Un’esperienza da salvare è anche quella del direttore Eugenio Perucatti. Secondo lei come potrebbe essere attualizzata?
“Abbiamo tante figure che andrebbero ricordate. Perucatti è senza dubbio una di queste. Io sono molto legato alla figura di Alessandro Margana che è stato un punto di riferimento come magistrato di sorveglianza e che con Giovanni Michelucci ha pensato proprio al rapporto tra la città e il carcere. Credo che dovremmo recuperare tutte le figure che hanno immaginato luoghi che non devono essere di pura afflizione ma legati al principio costituzionale del reinserimento sociale. Il problema dell’isola pone anche, a chi sta studiando il progetto, la necessità di rompere quel distacco. Le isole, per i detenuti, erano state scelte per separare le persone dall’Italia, dalle loro città. Recuperando queste isole bisogna anche immaginare un ponte che faccia esattamente il contrario e le unisca all’Italia e, in questo caso, all’Europa”.

Nella sua carriera ha mai incontrato progetti di recupero simili a quello dell’ex ergastolo?
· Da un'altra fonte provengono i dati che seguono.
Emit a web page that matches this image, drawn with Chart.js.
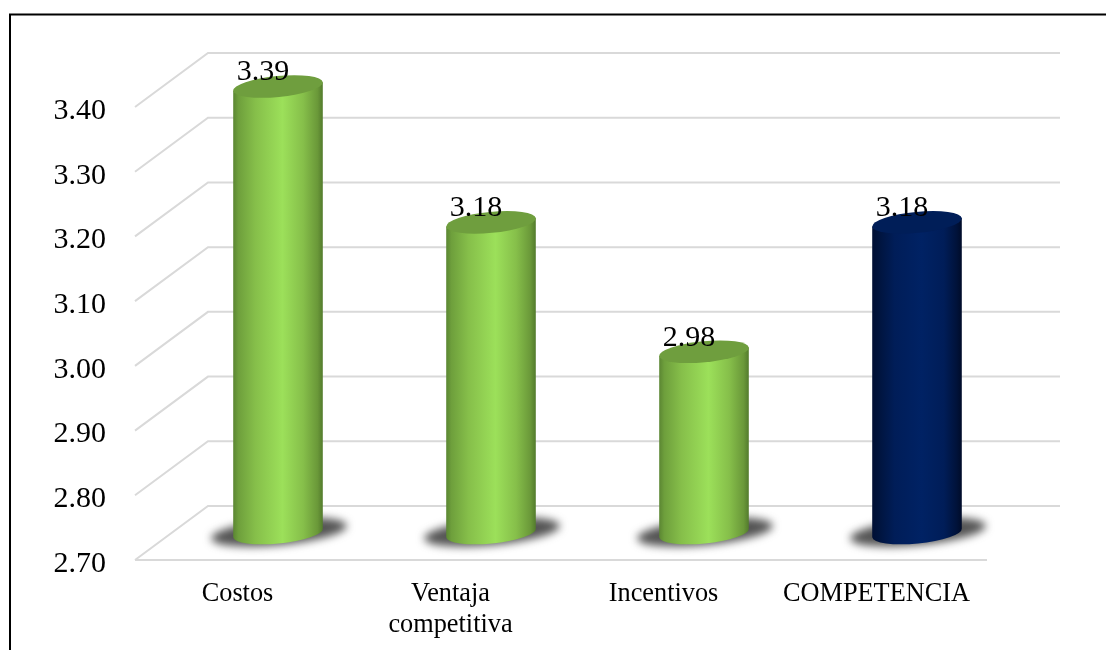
<!DOCTYPE html>
<html>
<head>
<meta charset="utf-8">
<title>Competencia</title>
<script src="https://cdn.jsdelivr.net/npm/chart.js@4/dist/chart.umd.min.js"></script>
<style>
    html, body { margin: 0; padding: 0; background: #fff; overflow: hidden; }
    canvas { display: block; }
</style>
</head>
<body>
<canvas id="competenciaChart" width="1106" height="650"></canvas>
<script>
const categories = ['Costos', ['Ventaja', 'competitiva'], 'Incentivos', 'COMPETENCIA'];
const scores = [3.39, 3.18, 2.98, 3.18];
const scoreLabels = ['3.39', '3.18', '2.98', '3.18'];
const tickValues = [2.7, 2.8, 2.9, 3.0, 3.1, 3.2, 3.3, 3.4];
const tickLabels = ['2.70', '2.80', '2.90', '3.00', '3.10', '3.20', '3.30', '3.40'];

const SERIF = '"Liberation Serif", "Times New Roman", serif';
const GRID_COLOR = '#d9d9d9';
// how far the back wall sits from the front of the floor
const DEPTH_X = 73;
const DEPTH_Y = 54;
const TILT = -5.5 * Math.PI / 180;

const green = {
    top: '#6f9e3e',
    side: [[0, '#5a8532'], [0.06, '#6e9f3c'], [0.25, '#86bf4a'], [0.55, '#9ce05a'], [0.78, '#86bf4a'], [0.94, '#6a9839'], [1, '#527a2c']]
};
const navy = {
    top: '#001e58',
    side: [[0, '#000f33'], [0.08, '#00143e'], [0.25, '#001d58'], [0.55, '#002264'], [0.8, '#001d58'], [0.94, '#00123a'], [1, '#000b28']]
};
const barStyles = [green, green, green, navy];

// grey floor and back wall, plus the outer frame
function drawWalls(chart) {
    const ctx = chart.ctx;
    const yScale = chart.scales.y;
    const { left, right, bottom } = chart.chartArea;

    ctx.save();
    ctx.strokeStyle = '#000';
    ctx.lineWidth = 2;
    ctx.beginPath();
    ctx.moveTo(10, 650);
    ctx.lineTo(10, 14.5);
    ctx.lineTo(1106, 14.5);
    ctx.stroke();

    ctx.strokeStyle = GRID_COLOR;
    ctx.lineWidth = 2;
    ctx.beginPath();
    yScale.ticks.forEach(tick => {
        const y = yScale.getPixelForValue(tick.value);
        ctx.moveTo(left, y);
        ctx.lineTo(left + DEPTH_X, y - DEPTH_Y);
        ctx.lineTo(right + DEPTH_X, y - DEPTH_Y);
    });
    ctx.moveTo(left, bottom);
    ctx.lineTo(right, bottom);
    ctx.stroke();
    ctx.restore();
}

function drawCylinder(ctx, bar, floorY, style) {
    const cx = bar.x + DEPTH_X / 2;
    const topY = bar.y - DEPTH_Y / 2;
    const baseY = floorY - DEPTH_Y / 2;
    const rx = bar.width / 2;
    const ry = 10.5;

    // soft shadow on the floor
    ctx.save();
    ctx.filter = 'blur(4px)';
    ctx.fillStyle = 'rgba(65, 65, 65, 0.9)';
    ctx.beginPath();
    ctx.ellipse(cx + 1, baseY - 1, 68, 13, TILT, 0, Math.PI * 2);
    ctx.fill();
    ctx.restore();

    const sideFill = ctx.createLinearGradient(cx - rx, 0, cx + rx, 0);
    style.side.forEach(stop => sideFill.addColorStop(stop[0], stop[1]));

    const dx = rx * Math.cos(TILT);
    const dy = rx * Math.sin(TILT);
    ctx.fillStyle = sideFill;
    ctx.beginPath();
    ctx.moveTo(cx - dx, topY - dy);
    ctx.lineTo(cx - dx, baseY - dy);
    ctx.ellipse(cx, baseY, rx, ry, TILT, Math.PI, 0, true);
    ctx.lineTo(cx + dx, topY + dy);
    ctx.closePath();
    ctx.fill();

    ctx.fillStyle = style.top;
    ctx.beginPath();
    ctx.ellipse(cx, topY, rx, ry, TILT, 0, Math.PI * 2);
    ctx.fill();
}

const cylinderPlugin = {
    id: 'cylinders',
    beforeDraw: drawWalls,
    beforeDatasetDraw(chart, args) {
        const floorY = chart.scales.y.getPixelForValue(tickValues[0]);
        args.meta.data.forEach((bar, i) => drawCylinder(chart.ctx, bar, floorY, barStyles[i]));
        return false; // skip the flat bars
    },
    afterDatasetsDraw(chart) {
        const ctx = chart.ctx;
        ctx.save();
        ctx.font = '30px ' + SERIF;
        ctx.fillStyle = '#000';
        ctx.textAlign = 'center';
        ctx.textBaseline = 'alphabetic';
        chart.getDatasetMeta(0).data.forEach((bar, i) => {
            ctx.fillText(scoreLabels[i], bar.x + DEPTH_X / 2 - 15, bar.y - DEPTH_Y / 2 - 6);
        });
        ctx.restore();
    }
};

new Chart(document.getElementById('competenciaChart'), {
    type: 'bar',
    data: {
        labels: categories,
        datasets: [{
            label: 'Competencia',
            data: scores,
            barThickness: 90,
            backgroundColor: '#9ce05a'
        }]
    },
    options: {
        responsive: false,
        animation: false,
        layout: { padding: { top: 107, right: 119, left: 0, bottom: 0 } },
        plugins: { legend: { display: false }, tooltip: { enabled: false } },
        scales: {
            x: {
                grid: { display: false },
                border: { display: false },
                afterFit: scale => { scale.height = 90; },
                ticks: {
                    color: '#000',
                    font: { family: SERIF, size: 26.3 },
                    padding: 10,
                    maxRotation: 0,
                    autoSkip: false,
                    labelOffset: -4
                }
            },
            y: {
                min: 2.7,
                max: 3.4,
                grid: { display: false },
                border: { display: false },
                afterFit: scale => { scale.width = 135; },
                afterBuildTicks: scale => { scale.ticks = tickValues.map(value => ({ value })); },
                ticks: {
                    color: '#000',
                    font: { family: SERIF, size: 30 },
                    padding: 21,
                    labelOffset: 4,
                    callback: (value, index) => tickLabels[index]
                }
            }
        }
    },
    plugins: [cylinderPlugin]
});
</script>
</body>
</html>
“Sì, almeno due. Per esempio il carcere di Saluzzo che è diventato un museo con la ricostruzione di alcune celle e ospita ora un centro per seminari sulle questioni carcerarie. A Firenze il carcere delle Murate è stato riconvertito in edilizia popolare con un’attenzione molto interessante nella conservazione e nel riuso. Però alcune parti, anche in questo caso, sono state conservate senza modifiche: le celle sono state occasione di laboratori per ricordare quella storia, quelle vite, quelle persone che sono passate in quel carcere. E forse così, almeno in parte, dovrebbe essere anche a Santo Stefano”.